Lower Puddicombe Farmhouse is a Grade II listed building in the Dartmoor National Park local planning authority area, England. First listed on 4 March 1988. Farmhouse.
Lower Puddicombe Farmhouse
- WRENN ID
- errant-casement-peregrine
- Grade
- II
- Local Planning Authority
- Dartmoor National Park
- Country
- England
- Date first listed
- 4 March 1988
- Type
- Farmhouse
- Source
- Historic England listing
Description
Lower Puddicombe Farmhouse
Farmhouse, dating from the early or mid 16th century with major improvements in the later 16th or 17th century, followed by later superficial modernisations. The building has plastered walls, probably cob on stone rubble footings, with stone rubble chimneys topped with 19th and 20th century brick; the hall stack retains its granite ashlar chimneyshaft. The roof is now covered with corrugated asbestos, though it was formerly thatched.

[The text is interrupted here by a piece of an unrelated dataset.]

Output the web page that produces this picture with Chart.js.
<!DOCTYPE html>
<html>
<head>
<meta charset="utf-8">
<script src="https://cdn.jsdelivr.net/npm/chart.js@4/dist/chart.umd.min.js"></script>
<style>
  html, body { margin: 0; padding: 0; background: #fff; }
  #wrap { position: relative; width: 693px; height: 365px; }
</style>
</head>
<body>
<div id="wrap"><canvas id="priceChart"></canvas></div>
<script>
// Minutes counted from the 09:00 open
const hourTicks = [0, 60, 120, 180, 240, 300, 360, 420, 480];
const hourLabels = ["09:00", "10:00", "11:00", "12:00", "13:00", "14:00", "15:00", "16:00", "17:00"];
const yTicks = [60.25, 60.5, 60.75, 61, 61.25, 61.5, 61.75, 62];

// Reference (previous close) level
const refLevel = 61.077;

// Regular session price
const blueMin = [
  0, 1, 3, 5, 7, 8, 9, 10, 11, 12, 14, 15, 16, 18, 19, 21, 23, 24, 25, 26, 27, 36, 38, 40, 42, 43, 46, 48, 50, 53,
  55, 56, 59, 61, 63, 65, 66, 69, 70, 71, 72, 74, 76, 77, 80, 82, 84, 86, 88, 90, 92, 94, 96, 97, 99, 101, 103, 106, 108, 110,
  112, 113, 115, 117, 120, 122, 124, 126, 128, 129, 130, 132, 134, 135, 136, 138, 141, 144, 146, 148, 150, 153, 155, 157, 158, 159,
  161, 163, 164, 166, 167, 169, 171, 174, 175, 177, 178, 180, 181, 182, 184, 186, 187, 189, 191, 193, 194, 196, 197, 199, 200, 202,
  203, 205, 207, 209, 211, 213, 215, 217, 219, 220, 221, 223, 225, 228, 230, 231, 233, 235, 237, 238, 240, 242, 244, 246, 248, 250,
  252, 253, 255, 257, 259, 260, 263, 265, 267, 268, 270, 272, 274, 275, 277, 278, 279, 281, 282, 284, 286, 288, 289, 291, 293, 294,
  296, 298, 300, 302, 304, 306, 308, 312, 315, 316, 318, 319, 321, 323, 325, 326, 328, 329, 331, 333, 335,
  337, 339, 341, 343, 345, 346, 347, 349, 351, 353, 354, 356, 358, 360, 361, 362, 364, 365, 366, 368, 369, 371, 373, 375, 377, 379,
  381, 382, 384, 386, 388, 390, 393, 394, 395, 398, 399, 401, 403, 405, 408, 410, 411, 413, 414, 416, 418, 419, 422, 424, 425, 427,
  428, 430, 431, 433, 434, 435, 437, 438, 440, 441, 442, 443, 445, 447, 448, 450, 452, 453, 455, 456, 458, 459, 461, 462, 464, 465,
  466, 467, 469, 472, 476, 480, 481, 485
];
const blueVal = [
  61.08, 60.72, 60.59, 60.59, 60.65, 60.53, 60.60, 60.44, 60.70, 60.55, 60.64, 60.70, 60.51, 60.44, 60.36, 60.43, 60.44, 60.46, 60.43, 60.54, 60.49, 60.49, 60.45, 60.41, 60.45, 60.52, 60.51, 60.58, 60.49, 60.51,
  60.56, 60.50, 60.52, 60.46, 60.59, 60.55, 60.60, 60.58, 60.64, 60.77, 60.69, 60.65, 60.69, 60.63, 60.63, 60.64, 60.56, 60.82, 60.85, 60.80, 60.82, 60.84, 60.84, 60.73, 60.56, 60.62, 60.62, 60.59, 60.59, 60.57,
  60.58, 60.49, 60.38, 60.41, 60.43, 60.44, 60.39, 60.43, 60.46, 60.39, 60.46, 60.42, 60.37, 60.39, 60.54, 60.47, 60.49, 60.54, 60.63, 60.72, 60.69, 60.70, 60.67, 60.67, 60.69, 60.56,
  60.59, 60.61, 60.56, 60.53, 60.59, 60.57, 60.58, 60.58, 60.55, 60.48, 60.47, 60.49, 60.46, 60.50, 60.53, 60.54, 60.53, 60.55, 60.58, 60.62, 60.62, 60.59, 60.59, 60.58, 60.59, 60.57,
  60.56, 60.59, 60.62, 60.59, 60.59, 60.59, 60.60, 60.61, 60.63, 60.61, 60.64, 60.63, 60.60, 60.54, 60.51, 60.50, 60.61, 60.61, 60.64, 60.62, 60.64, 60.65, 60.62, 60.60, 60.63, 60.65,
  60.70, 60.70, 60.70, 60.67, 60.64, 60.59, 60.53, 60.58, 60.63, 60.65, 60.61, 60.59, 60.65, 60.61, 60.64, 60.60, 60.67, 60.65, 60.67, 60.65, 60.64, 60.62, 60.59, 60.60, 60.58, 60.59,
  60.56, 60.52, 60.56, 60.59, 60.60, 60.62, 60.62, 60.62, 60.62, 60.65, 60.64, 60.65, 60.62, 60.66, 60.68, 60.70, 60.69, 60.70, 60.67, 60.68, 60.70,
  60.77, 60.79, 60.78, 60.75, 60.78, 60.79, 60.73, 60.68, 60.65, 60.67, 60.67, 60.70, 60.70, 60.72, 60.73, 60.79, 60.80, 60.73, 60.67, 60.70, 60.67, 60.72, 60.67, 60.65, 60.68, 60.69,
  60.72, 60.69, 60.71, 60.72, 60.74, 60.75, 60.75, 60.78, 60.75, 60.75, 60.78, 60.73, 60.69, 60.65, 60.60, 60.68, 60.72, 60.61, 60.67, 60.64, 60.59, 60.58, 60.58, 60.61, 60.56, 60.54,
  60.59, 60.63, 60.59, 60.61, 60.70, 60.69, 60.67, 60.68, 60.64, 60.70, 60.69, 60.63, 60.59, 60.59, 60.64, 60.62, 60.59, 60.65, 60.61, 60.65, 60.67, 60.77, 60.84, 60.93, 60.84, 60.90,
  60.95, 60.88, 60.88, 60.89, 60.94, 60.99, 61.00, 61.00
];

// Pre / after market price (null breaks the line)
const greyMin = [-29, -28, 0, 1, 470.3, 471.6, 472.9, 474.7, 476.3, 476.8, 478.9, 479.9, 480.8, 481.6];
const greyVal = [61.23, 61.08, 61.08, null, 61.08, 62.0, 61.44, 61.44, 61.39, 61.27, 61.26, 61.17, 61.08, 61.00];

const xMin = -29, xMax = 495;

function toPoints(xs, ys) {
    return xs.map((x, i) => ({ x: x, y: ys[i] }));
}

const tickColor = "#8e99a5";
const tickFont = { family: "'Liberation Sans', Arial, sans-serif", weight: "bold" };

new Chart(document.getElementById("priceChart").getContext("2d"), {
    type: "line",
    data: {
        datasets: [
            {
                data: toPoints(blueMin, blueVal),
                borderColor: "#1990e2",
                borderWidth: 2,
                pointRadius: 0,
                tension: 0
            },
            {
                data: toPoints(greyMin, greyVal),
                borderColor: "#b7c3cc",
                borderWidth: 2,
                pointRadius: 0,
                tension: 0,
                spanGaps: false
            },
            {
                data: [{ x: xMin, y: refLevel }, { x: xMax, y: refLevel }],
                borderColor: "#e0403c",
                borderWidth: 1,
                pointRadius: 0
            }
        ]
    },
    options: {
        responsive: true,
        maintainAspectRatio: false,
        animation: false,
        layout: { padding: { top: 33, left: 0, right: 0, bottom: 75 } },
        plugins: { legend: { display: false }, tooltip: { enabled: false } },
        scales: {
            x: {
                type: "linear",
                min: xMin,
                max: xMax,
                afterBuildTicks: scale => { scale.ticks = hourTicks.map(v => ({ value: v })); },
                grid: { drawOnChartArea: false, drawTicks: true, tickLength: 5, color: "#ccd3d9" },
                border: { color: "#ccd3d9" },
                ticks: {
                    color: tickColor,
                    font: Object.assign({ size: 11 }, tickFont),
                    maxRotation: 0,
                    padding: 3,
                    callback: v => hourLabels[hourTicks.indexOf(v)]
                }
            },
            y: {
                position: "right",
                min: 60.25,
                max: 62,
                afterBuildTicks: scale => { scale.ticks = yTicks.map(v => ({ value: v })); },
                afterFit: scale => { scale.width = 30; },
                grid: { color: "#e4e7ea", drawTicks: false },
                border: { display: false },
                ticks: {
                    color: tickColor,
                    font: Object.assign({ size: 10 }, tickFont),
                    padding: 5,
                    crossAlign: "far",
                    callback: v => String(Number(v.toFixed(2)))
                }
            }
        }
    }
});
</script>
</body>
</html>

The house follows a 4-room-and-through-passage plan, facing south-east and built across the slope. At the north-eastern end is an unheated inner room (formerly a dairy) with a secondary through passage at its outer end. The hall contains a large axial stack backing onto the main through passage. Two rooms occupy the service end: the inner service room has a projecting rear lateral stack, and the left end room has an end stack. Although the roof space was not available for inspection at survey, the owner claims it is smoke-blackened, suggesting that the original house was open to the roof from end to end, divided by low partitions and heated by an open hearth fire. The hall fireplace was probably inserted in the late 16th century, and the house was progressively floored between the mid 16th and mid 17th centuries. The house is now two storeys with a 20th century stair in the hall, though an alcove indicates the original newel stair was on the front at the lower end of the hall. The service end was probably converted to a kitchen in the early or mid 17th century; the end stack may date from this period, though the service end was divided into two rooms probably in the 19th century.

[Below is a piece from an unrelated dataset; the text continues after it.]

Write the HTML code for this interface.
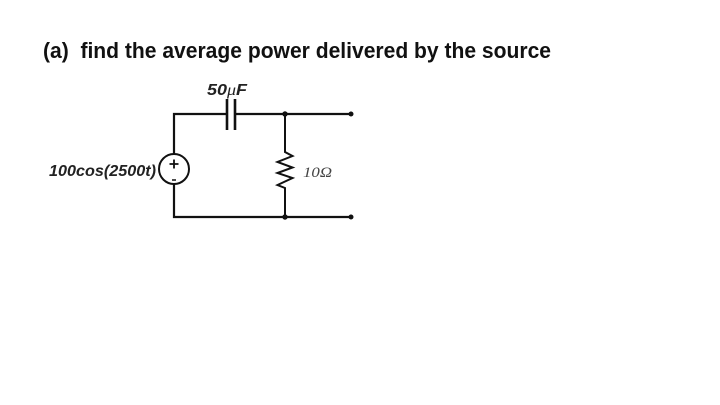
<!DOCTYPE html>
<html>
<head>
<meta charset="utf-8">
<style>
html,body{margin:0;padding:0;background:#fff;width:720px;height:405px;overflow:hidden}
svg{display:block}
</style>
</head>
<body>
<svg width="720" height="405" viewBox="0 0 720 405" xmlns="http://www.w3.org/2000/svg">
<rect width="720" height="405" fill="#fff"/>
<text x="43" y="58" font-family="'Liberation Sans',sans-serif" font-size="22" font-weight="bold" fill="#111" textLength="508" lengthAdjust="spacingAndGlyphs" xml:space="preserve">(a)  find the average power delivered by the source</text>
<g fill="none" stroke="#111" stroke-linejoin="miter">
<path d="M174 154V114H227" stroke-width="2.200"/>
<path d="M235 114H351" stroke-width="2.200"/>
<path d="M174 184V217H351" stroke-width="2.200"/>
<path d="M227 99V130M235 99V130" stroke-width="2.600"/>
<path d="M285 114V152L292.500 156L277.500 162L292.500 167.500L277.500 173L292.500 178L277.500 185L285 188V217" stroke-width="2"/>
<circle cx="174" cy="169" r="15" stroke-width="2"/>
<path d="M169.500 164H178.500M174 159.500V168.500" stroke-width="1.800"/>
<path d="M172 180H176" stroke-width="1.500"/>
</g>
<g fill="#111">
<circle cx="285" cy="114" r="2.700"/>
<circle cx="351" cy="114" r="2.500"/>
<circle cx="285" cy="217" r="2.700"/>
<circle cx="351" cy="217" r="2.500"/>
</g>
<text x="49" y="176" font-family="'Liberation Sans',sans-serif" font-size="16" font-weight="bold" font-style="italic" fill="#222" textLength="107" lengthAdjust="spacingAndGlyphs">100cos(2500t)</text>
<text x="207" y="95" font-family="'Liberation Sans',sans-serif" font-size="16" font-weight="bold" font-style="italic" fill="#222" textLength="40" lengthAdjust="spacingAndGlyphs">50<tspan font-family="'Liberation Serif',serif" font-weight="normal">μ</tspan>F</text>
<text x="303" y="177" font-family="'Liberation Serif',serif" font-size="15" font-style="italic" fill="#444" textLength="29" lengthAdjust="spacingAndGlyphs">10Ω</text>
</svg>
</body>
</html>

The exterior presents an irregular 3-window front of mostly late 19th and 20th century casements, though the oldest window—a late 18th to early 19th century casement on the first floor centre—contains rectangular panes of leaded glass. A late 19th to early 20th century door serves the main passage, and a lean-to outshot stands in front of the hall. The roof is gable-ended and steps up from left to right at the hall stack. The rear elevation shows similar fenestration.
Interior features include a blocked fireplace in the hall; one hollow-chamfered jamb of a large granite ashlar fireplace remains visible beneath a 20th century grate. The passage chamber jetties into the hall flush with the front of the stack, and evidence of an upper end jetty appears where the inner room chamber oversails the stone rubble crosswall at that end. This crosswall includes a probably late 16th to early 17th century oak doorframe with chamfered surround, though the stops have worn off. The hall is floored with a crossbeam and half beams, all with soffit chamfering and bar run-out stops. The outer service end room, probably the former kitchen, has a massive soffit-chamfered axial beam, and though its fireplace is plastered over, the owner reports finding a large side oven.
On the first floor, an oak segmental-headed door frame connects the passage chamber to the hall chamber. A second oak doorframe with chamfered surround and scroll stops leads from the hall chamber to the inner room chamber; this frame contains an oak plank door hung on strap hinges with fleur-de-lys finials. Two of the possible four roof trusses are visible; they are side-pegged jointed crucks. The others are boxed into partitions. The roof space was not available for inspection, but the owner reports the trusses are smoke-blackened and therefore probably early or mid 16th century in date.
This is a significant multi-phase Devon farmhouse, with much of its 16th and 17th century structural detail likely concealed behind later plaster.